Requirement
Leaving the pictures out, print the lines from the first line of the listing through the line containing "(0,0) rectangle (1313,1571);", exactly as they read, and no others.

Given data
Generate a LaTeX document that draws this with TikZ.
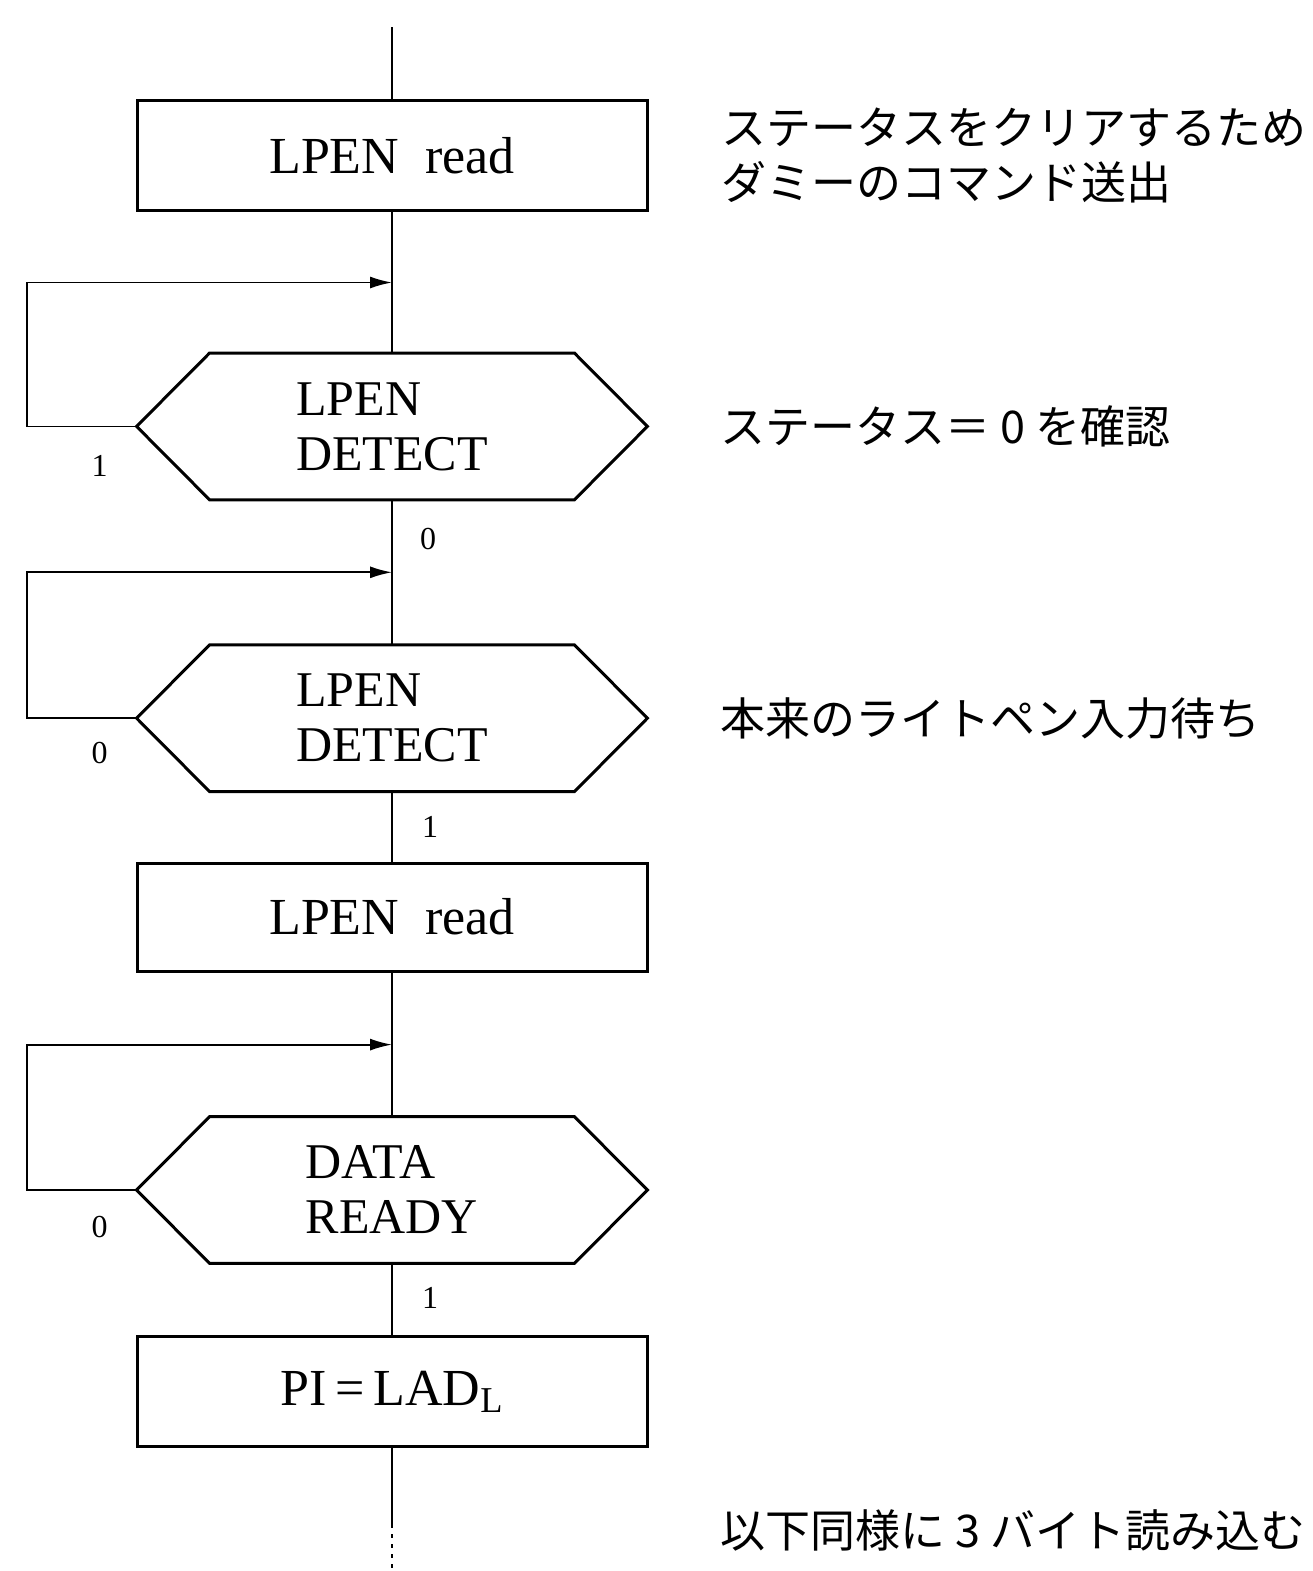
\documentclass[tikz,border=0pt]{standalone}
\usepackage{fontspec}
\setmainfont{Liberation Serif}
\newfontfamily\jpfont{Noto Sans CJK JP}
\usetikzlibrary{arrows.meta, positioning, calc}

\begin{document}
\begin{tikzpicture}[
  x=0.5pt, y=-0.5pt,
  process/.style={draw, line width=1.5pt, minimum width=255pt, minimum height=55pt,
    inner sep=0pt, font=\fontsize{26}{30}\selectfont},
  decision/.style={minimum width=255pt, minimum height=73pt, inner sep=0pt, align=left,
    font=\fontsize{25}{27.5}\selectfont,
    append after command={\pgfextra{\draw[line width=1.5pt, line join=miter]
      ([xshift=36.5pt]\tikzlastnode.north west) -- ([xshift=-36.5pt]\tikzlastnode.north east)
      -- (\tikzlastnode.east) -- ([xshift=-36.5pt]\tikzlastnode.south east)
      -- ([xshift=36.5pt]\tikzlastnode.south west) -- (\tikzlastnode.west) -- cycle;}}},
  flow/.style={line width=0.9pt},
  arrow/.style={flow, -{Latex[length=11pt, width=6pt]}},
  branch/.style={font=\fontsize{16}{18}\selectfont, inner sep=0pt},
  note/.style={font=\jpfont\fontsize{22.5}{27.5}\selectfont, align=left, anchor=west, inner sep=0pt}
]
\useasboundingbox (0,0) rectangle (1313,1571);

% main column
\node[process] (read1) at (392,155.5) {LPEN\enspace read};
\node[decision, below=70.5pt of read1] (detect1) {LPEN\\DETECT};
\node[decision, below=72.5pt of detect1] (detect2) {LPEN\\DETECT};
\node[process, minimum height=54pt, below=35pt of detect2] (read2) {LPEN\enspace read};
\node[decision, below=72pt of read2] (ready) {DATA\\READY};
\node[process, below=36pt of ready] (store) {PI\,=\,LAD\textsubscript{L}};

\coordinate (start) at ([yshift=36pt]read1.north);
\coordinate (j1) at ($(read1.south)!0.5!(detect1.north)$);
\coordinate (j2) at ($(detect1.south)!0.5!(detect2.north)$);
\coordinate (j3) at ($(read2.south)!0.5!(ready.north)$);
\coordinate (dots) at ([yshift=-38pt]store.south);
\coordinate (stop) at ([yshift=-64pt]store.south);

\draw[flow] (start) -- (read1);
\draw[flow] (read1) -- (detect1);
\draw[flow] (detect1) -- (detect2);
\draw[flow] (detect2) -- (read2);
\draw[flow] (read2) -- (ready);
\draw[flow] (ready) -- (store);
\draw[flow] (store) -- (dots);
\draw[flow, dash pattern=on 2pt off 3pt] (dots) -- (stop);

% wait loops
\draw[arrow] (detect1.west) -- ++(-55pt,0) |- (j1);
\draw[arrow] (detect2.west) -- ++(-55pt,0) |- (j2);
\draw[arrow] (ready.west) -- ++(-55pt,0) |- (j3);

% branch labels
\node[branch] (detect1no) at ([shift={(-18.5pt,-20pt)}]detect1.west) {1};
\node[branch] (detect1yes) at ([shift={(18pt,-19.5pt)}]detect1.south) {0};
\node[branch] (detect2no) at ([shift={(-18.5pt,-17.5pt)}]detect2.west) {0};
\node[branch] (detect2yes) at ([shift={(19pt,-17.5pt)}]detect2.south) {1};
\node[branch] (readyno) at ([shift={(-18.5pt,-18.5pt)}]ready.west) {0};
\node[branch] (readyyes) at ([shift={(19pt,-17.5pt)}]ready.south) {1};

% comments
\node[note, right=36.5pt of read1] (note1) {ステータスをクリアするため\\ダミーのコマンド送出};
\node[note, right=36.5pt of detect1] (note2) {ステータス＝\kern5pt0\kern5ptを確認};
\node[note, right=36.5pt of detect2] (note3) {本来のライトペン入力待ち};
\node[note] (note4) at (720,1530) {以下同様に\kern5pt3\kern5ptバイト読み込む};

\end{tikzpicture}
\end{document}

Right answer
Generate a LaTeX document that draws this with TikZ.
\documentclass[tikz,border=0pt]{standalone}
\usepackage{fontspec}
\setmainfont{Liberation Serif}
\newfontfamily\jpfont{Noto Sans CJK JP}
\usetikzlibrary{arrows.meta, positioning, calc}

\begin{document}
\begin{tikzpicture}[
  x=0.5pt, y=-0.5pt,
  process/.style={draw, line width=1.5pt, minimum width=255pt, minimum height=55pt,
    inner sep=0pt, font=\fontsize{26}{30}\selectfont},
  decision/.style={minimum width=255pt, minimum height=73pt, inner sep=0pt, align=left,
    font=\fontsize{25}{27.5}\selectfont,
    append after command={\pgfextra{\draw[line width=1.5pt, line join=miter]
      ([xshift=36.5pt]\tikzlastnode.north west) -- ([xshift=-36.5pt]\tikzlastnode.north east)
      -- (\tikzlastnode.east) -- ([xshift=-36.5pt]\tikzlastnode.south east)
      -- ([xshift=36.5pt]\tikzlastnode.south west) -- (\tikzlastnode.west) -- cycle;}}},
  flow/.style={line width=0.9pt},
  arrow/.style={flow, -{Latex[length=11pt, width=6pt]}},
  branch/.style={font=\fontsize{16}{18}\selectfont, inner sep=0pt},
  note/.style={font=\jpfont\fontsize{22.5}{27.5}\selectfont, align=left, anchor=west, inner sep=0pt}
]
\useasboundingbox (0,0) rectangle (1313,1571);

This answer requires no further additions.